Estimating Grammatical Gender Directions in Contextual Embeddings under Controlled and Natural Contexts

2026-06-29Computation and Language

Computation and LanguageArtificial Intelligence
AI summary

The authors studied how language models mix up grammatical gender (like masculine or feminine noun endings) with social gender bias in languages such as Spanish. They focused on separating these two issues in advanced language models that understand context, not just single words. To do this, they created special datasets using both controlled sentences and real Wikipedia texts featuring inanimate nouns. They also developed new methods and metrics to better measure and reduce the overlap between grammatical gender and social bias.
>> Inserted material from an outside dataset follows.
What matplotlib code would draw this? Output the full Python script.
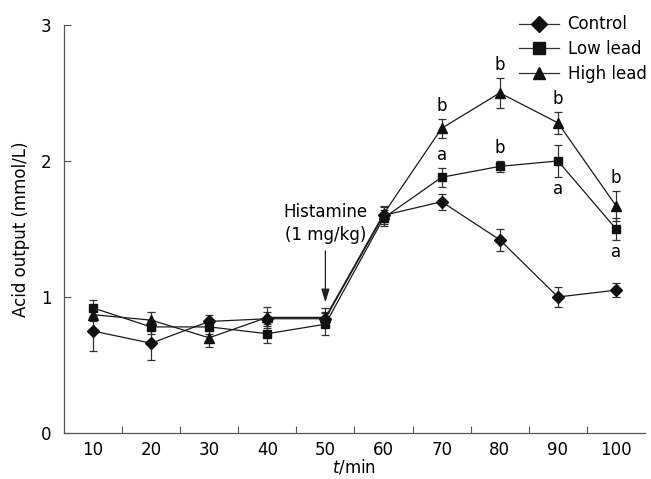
import matplotlib
matplotlib.use("Agg")
import matplotlib.pyplot as plt
from matplotlib.ticker import FixedLocator
from matplotlib.lines import Line2D

plt.rcParams['font.family'] = ['DejaVu Sans']

times = [10, 20, 30, 40, 50, 60, 70, 80, 90, 100]
control = [0.75, 0.66, 0.82, 0.84, 0.84, 1.60, 1.70, 1.42, 1.00, 1.05]
control_err = [0.15, 0.12, 0.05, 0.05, 0.05, 0.06, 0.06, 0.08, 0.07, 0.05]
low_lead = [0.92, 0.78, 0.78, 0.73, 0.80, 1.58, 1.88, 1.96, 2.00, 1.50]
low_err = [0.06, 0.05, 0.05, 0.07, 0.08, 0.06, 0.07, 0.04, 0.12, 0.08]
high_lead = [0.87, 0.83, 0.70, 0.85, 0.85, 1.61, 2.24, 2.50, 2.28, 1.67]
high_err = [0.05, 0.06, 0.07, 0.08, 0.07, 0.06, 0.07, 0.11, 0.08, 0.11]

sig_high = ['', '', '', '', '', '', 'b', 'b', 'b', 'b']
sig_low = ['', '', '', '', '', '', 'a', 'b', 'a', 'a']
sig_low_pos = ['', '', '', '', '', '', 'above', 'above', 'below', 'below']

FS = 12
fig = plt.figure(figsize=(6.51, 4.79), dpi=100)
ax = fig.add_axes([0.098, 0.096, 0.893, 0.852])

xpos = list(range(1, len(times) + 1))
series = [
    (control, control_err, 'D', 6, 'Control'),
    (low_lead, low_err, 's', 6, 'Low lead'),
    (high_lead, high_err, '^', 7, 'High lead'),
]
handles = []
for vals, errs, mk, ms, lab in series:
    ax.errorbar(xpos, vals, yerr=errs, color='#1a1a1a', ecolor='#333333',
                elinewidth=0.9, capsize=3, capthick=0.9, lw=0.9,
                marker=mk, ms=ms, mfc='#111111', mec='#111111')
    handles.append(Line2D([], [], color='#333333', lw=0.9, marker=mk,
                          ms=ms + 2, mfc='#111111', mec='#111111', label=lab))

for i, s in enumerate(sig_high):
    if s:
        ax.text(xpos[i], high_lead[i] + high_err[i] + 0.03, s, ha='center', va='bottom', fontsize=FS)
for i, s in enumerate(sig_low):
    if s:
        if sig_low_pos[i] == 'above':
            ax.text(xpos[i], low_lead[i] + low_err[i] + 0.03, s, ha='center', va='bottom', fontsize=FS)
        else:
            ax.text(xpos[i], low_lead[i] - low_err[i] - 0.02, s, ha='center', va='top', fontsize=FS)

ax.annotate('', xy=(5, 0.94), xytext=(5, 1.36),
            arrowprops=dict(arrowstyle='-|>,head_length=0.8,head_width=0.25',
                            color='#222222', lw=0.9))
ax.text(5, 1.54, 'Histamine\n(1 mg/kg)', ha='center', va='center', fontsize=FS, linespacing=1.3)

ax.set_xlim(0.5, 10.5)
ax.set_ylim(0, 3)
ax.set_xticks(xpos)
ax.set_xticklabels([str(t) for t in times])
ax.xaxis.set_minor_locator(FixedLocator([i + 0.5 for i in range(1, 10)]))
ax.tick_params(axis='x', which='major', length=0, labelsize=FS, pad=6)
ax.tick_params(axis='x', which='minor', direction='in', length=5, width=0.8, color='#555555')
ax.set_yticks([0, 1, 2, 3])
ax.tick_params(axis='y', direction='in', length=5, width=0.8, color='#555555', labelsize=FS, pad=9)
for sp in ['top', 'right']:
    ax.spines[sp].set_visible(False)
for sp in ['left', 'bottom']:
    ax.spines[sp].set_color('#555555')
    ax.spines[sp].set_linewidth(0.9)

ax.set_xlabel(r'$t$/min', fontsize=FS, labelpad=-1)
ax.set_ylabel('Acid output (mmol/L)', fontsize=FS, labelpad=8)

leg = ax.legend(handles=handles, loc='upper right', bbox_to_anchor=(1.028, 1.06), frameon=False,
                fontsize=FS, handlelength=2.4, handletextpad=0.5, labelspacing=0.4)

fig.savefig('out.png', dpi=100)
Their findings show that certain methods, like using unweighted controlled contexts and a centroid estimator, work best to isolate grammatical gender from social meanings.

contextual language modelsgrammatical gendersocial semantic biasgender debiasingstatic word embeddingscontextual embeddingsSupport Vector Machine (SVM)Linear Discriminant Analysis (LDA)centroid estimatorgender direction
Authors
Huanping Xiao, Yingji Li
Abstract
Contextual language models conflate grammatical gender and social semantic bias in gendered languages such as Spanish. Existing gender debiasing approaches only operate on static word embeddings leaving contextual representations unexplored for this two dimensional gender disentanglement. To address the this issue, we make the first attempt to disentangle grammatical gender from semantic contamination for contextual embeddings. We construct both controlled templates and natural Wikipedia contexts to build balanced datasets of inanimate nouns, and design a framework equipped with centroid, Support Vector Machine (SVM) and Linear Discriminant Analysis (LDA) gender direction estimators as well as contamination-aware weighting strategies. A set of dual-objective evaluation metrics is proposed to balance the suppression of grammatical gender leakage on inanimate nouns and the preservation of semantic gender distinctions for occupation terms. The results reveal that unweighted controlled contexts yield the purest grammatical gender direction, and the centroid estimator achieves better performance than discriminative baselines.